By using the Reinforcement Learning method (sub-branch of machine learning) the aim is to ensure that the agent in a maze reaches its target with the Q Learning Algorithm.
Python, Numpy, Jupyter, PySimpleGUI, PyGame, Matplotlib, Maze, Agent, Situation, Action, Shortest Path, Grid, Q Learning, Reinforcement Learning, Rewarding, Episode, Training, Auxiliary Functions, Machine Learning, Bellman, Q Table, R Table.
Our robot (agent) must use the Q learning algorithm to escape from the obstacles and travel through the white areas. If our robot starts from the blue square and reaches the end in the shortest (cost efficient) way without hitting the red boxes, it will be considered successful. The robot can move right, left, up and down starting from any white square. The steps taken must be decisive and will succeed unless the agent hits an obstacle. As a result, the robot receives the reward from the starting point to the desired target.
Python 3 language was used as the programming language.Jupyter Notebook was used as the development environment.
PyGame was used for visualization.
Numpy library was used for Q Learning.
PySimpleGUI library was used for interface design.
Matplotlib library was used to draw plots.
The Q-Learning algorithm is one of the most well-known algorithms of reinforcement learning. The main purpose of the algorithm is to examine the next moves and calcuate the reward that will be earned according to the examination.
The reward values are kept in the reward table (which is randomly generated). The robot's experience will be shaped according to this reward table. On the way to the goal, the robot uses the experience gained in each iteration to maximize the places he can go. The robot keeps these experiences in a table called the Q-Table.
In this project, the aim is to find the shortest path in the grid for a start and exit point selected by the user. To achieve this, Q Learning Algorithm will be applied.
In order to apply the Q Learning Algorithm, the environment must first be defined. The environment consists of three components:
- States
- Actions
- Rewards
The agent is expected to take states and rewards as input and produce actions according to them.

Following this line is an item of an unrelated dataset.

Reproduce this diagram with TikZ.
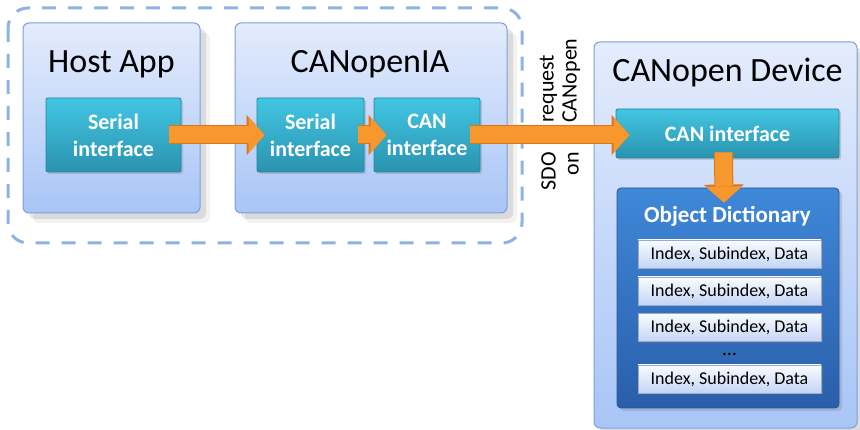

Red squares in the grid represent obstacles, blue squares agent, green squares exit (target), white squares represent paths through which the agent can pass. Each position (square) in the grid is a state. Each situation has a row and column number. Red and green squares are called terminal states. A training episode will end when the agent gets to the red or green square. If it reaches the green square, the agent has arrived at its target, but if it reaches a red square, it will fail due to the wrong move. When it comes to a white square, it will move to another square.

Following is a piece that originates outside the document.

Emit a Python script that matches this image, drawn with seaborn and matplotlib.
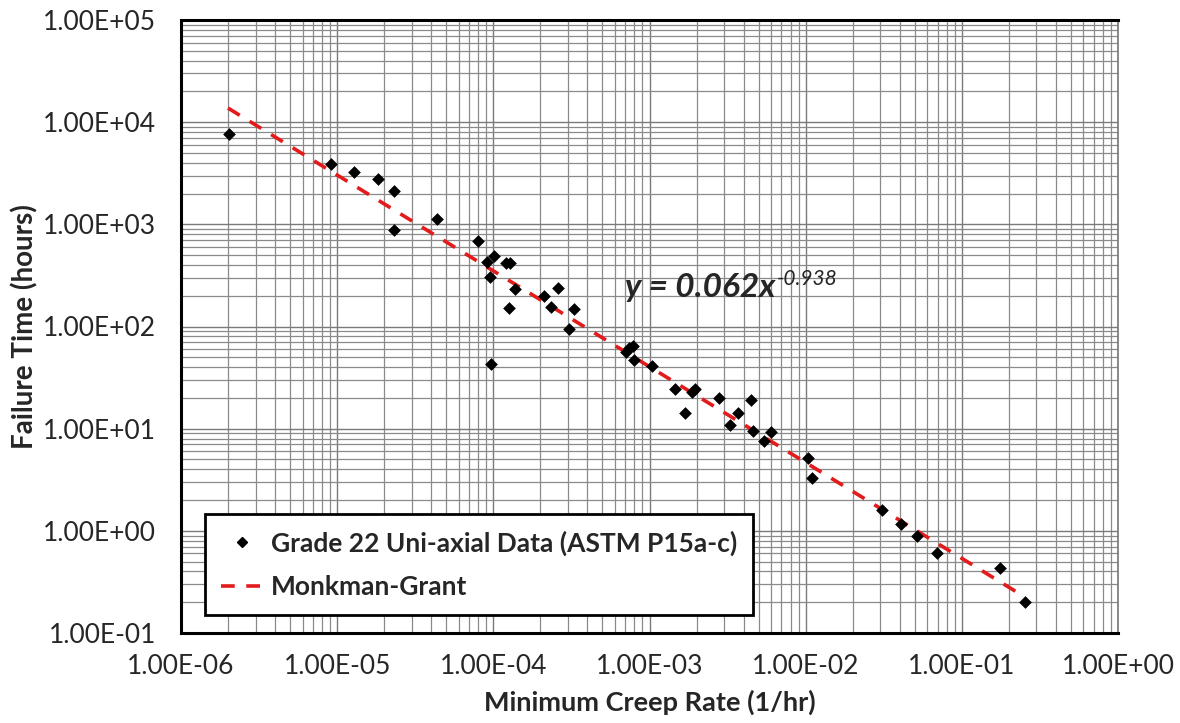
import numpy as np
import pandas as pd
import matplotlib
matplotlib.use("Agg")
import matplotlib.pyplot as plt
import seaborn as sns
from matplotlib.ticker import FixedLocator, FixedFormatter, LogLocator, NullFormatter
from matplotlib.lines import Line2D

creep_rate = [2.03e-6, 9.1e-6, 1.29e-5, 1.83e-5, 2.30e-5, 2.31e-5, 4.37e-5, 7.93e-5,
              9.06e-5, 9.5e-5, 9.66e-5, 1.01e-4, 1.21e-4, 1.27e-4, 1.26e-4, 1.37e-4,
              2.11e-4, 2.34e-4, 2.60e-4, 3.04e-4, 3.28e-4, 7.06e-4, 7.4e-4, 7.83e-4,
              7.98e-4, 1.04e-3, 1.46e-3, 1.69e-3, 1.86e-3, 1.95e-3, 2.77e-3, 3.29e-3,
              3.68e-3, 4.46e-3, 4.57e-3, 5.40e-3, 5.96e-3, 1.03e-2, 1.10e-2, 3.09e-2,
              4.07e-2, 5.20e-2, 6.92e-2, 0.175, 0.253]
failure_time = [7600, 3900, 3240, 2790, 2110, 890, 1120, 680,
                425, 306, 43, 485, 414, 416, 152, 234,
                200, 155, 239, 95, 147, 56, 61, 64,
                47, 41, 24.4, 14.1, 23, 24.2, 19.9, 10.9,
                14.1, 18.9, 9.55, 7.62, 9.27, 5.12, 3.26, 1.60,
                1.17, 0.883, 0.602, 0.43, 0.20]

fit_coef = 0.062
fit_exp = -0.938
fit_x_range = [2.0e-6, 0.253]

x_ticks = [1e-6, 1e-5, 1e-4, 1e-3, 1e-2, 1e-1, 1e0]
x_tick_labels = ["1.00E-06", "1.00E-05", "1.00E-04", "1.00E-03", "1.00E-02", "1.00E-01", "1.00E+00"]
y_ticks = [1e-1, 1e0, 1e1, 1e2, 1e3, 1e4, 1e5]
y_tick_labels = ["1.00E-01", "1.00E+00", "1.00E+01", "1.00E+02", "1.00E+03", "1.00E+04", "1.00E+05"]

series_label = "Grade 22 Uni-axial Data (ASTM P15a-c)"
fit_label = "Monkman-Grant"
eq_main = "y = 0.062x"
eq_exp = "-0.938"

sns.set_style("white")
plt.rcParams['font.family'] = ['Lato', 'DejaVu Sans']

fig = plt.figure(figsize=(11.8, 7.23), dpi=100)
ax = fig.add_axes([181/1180, 1-633/723, (1118-181)/1180, (633-20)/723])

df = pd.DataFrame({"x": creep_rate, "y": failure_time})
fx = np.logspace(np.log10(fit_x_range[0]), np.log10(fit_x_range[1]), 200)
fit_df = pd.DataFrame({"x": fx, "y": fit_coef * fx ** fit_exp})

red = "#e31b1b"
dash = [3.8, 3.2]

ax.set_xscale("log")
ax.set_yscale("log")
sns.lineplot(data=fit_df, x="x", y="y", ax=ax, color=red, lw=2.6,
             zorder=3, legend=False)
ax.lines[-1].set_dashes(dash)
sns.scatterplot(data=df, x="x", y="y", ax=ax, marker="D", s=42, color="black",
                edgecolor="black", linewidth=0, zorder=4, legend=False)

ax.set_xlim(1e-6, 1e0)
ax.set_ylim(1e-1, 1e5)

ax.xaxis.set_major_locator(FixedLocator(x_ticks))
ax.xaxis.set_major_formatter(FixedFormatter(x_tick_labels))
ax.yaxis.set_major_locator(FixedLocator(y_ticks))
ax.yaxis.set_major_formatter(FixedFormatter(y_tick_labels))
ax.xaxis.set_minor_locator(LogLocator(base=10, subs=np.arange(2, 10), numticks=20))
ax.yaxis.set_minor_locator(LogLocator(base=10, subs=np.arange(2, 10), numticks=20))
ax.xaxis.set_minor_formatter(NullFormatter())
ax.yaxis.set_minor_formatter(NullFormatter())

ax.grid(True, which="major", color="#7a7a7a", lw=1.0)
ax.grid(True, which="minor", color="#8a8a8a", lw=0.9)
ax.set_axisbelow(True)
ax.tick_params(which="both", length=0)
ax.tick_params(axis="x", labelsize=19, pad=15)
ax.tick_params(axis="y", labelsize=19, pad=18)

for s in ["left", "bottom", "top"]:
    ax.spines[s].set_color("black")
    ax.spines[s].set_linewidth(2.2)
ax.spines["right"].set_color("#777777")
ax.spines["right"].set_linewidth(1.2)

ax.set_xlabel("Minimum Creep Rate (1/hr)", fontsize=19.5, fontweight="bold", labelpad=8)
ax.set_ylabel("Failure Time (hours)", fontsize=20, fontweight="bold", labelpad=3)

t_main = ax.text(6.97e-4, 194, eq_main, fontsize=24, fontweight="bold", style="italic",
                 ha="left", va="baseline", zorder=5)
ax.annotate(eq_exp, xy=(1, 0), xycoords=t_main, xytext=(1, 17),
            textcoords="offset pixels", fontsize=15, style="italic",
            ha="left", va="baseline", zorder=5)

handles = [Line2D([], [], marker="D", color="black", ls="none", markersize=5),
           Line2D([], [], color=red, lw=2.6, dashes=dash)]
leg = ax.legend(handles, [series_label, fit_label], loc="lower left",
                bbox_to_anchor=(0.026, 0.029), prop={"size": 19, "weight": "bold"},
                frameon=True, fancybox=False, edgecolor="black", framealpha=1,
                handlelength=1.6, handletextpad=0.3, labelspacing=0.75,
                borderpad=0.6, borderaxespad=0)
leg.get_frame().set_linewidth(2)

fig.savefig("out.png", dpi=100)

There are 4 actions in this scenario. The agent can go up, down, right or left. Naturally, the agent is expected to learn not to hit the red squares.
In order for the agent to learn, each state must have a rewarding coefficient. The agent can start on any white square, but his goal is always the same - to maximize reward. In this case, the concept of negative rewarding is encountered. Negative reward is punishment and is used for every state except the exit (target) state. This helps the agent find the shortcut because the agent always tries to minimize the punishment.
The number of steps and rewards are calculated for each episode. After the starting position of the agent is taken, the Q table is updated by using Bellman equation in each episode for the actions that the agent randomly chooses until the agent reaches a red square. Temporary difference is calculated with Bellman equation.
Once this has been done for 100,000 episodes, the agent may have been adequately trained. If it is not sufficiently trained, this code snippet must be rerun.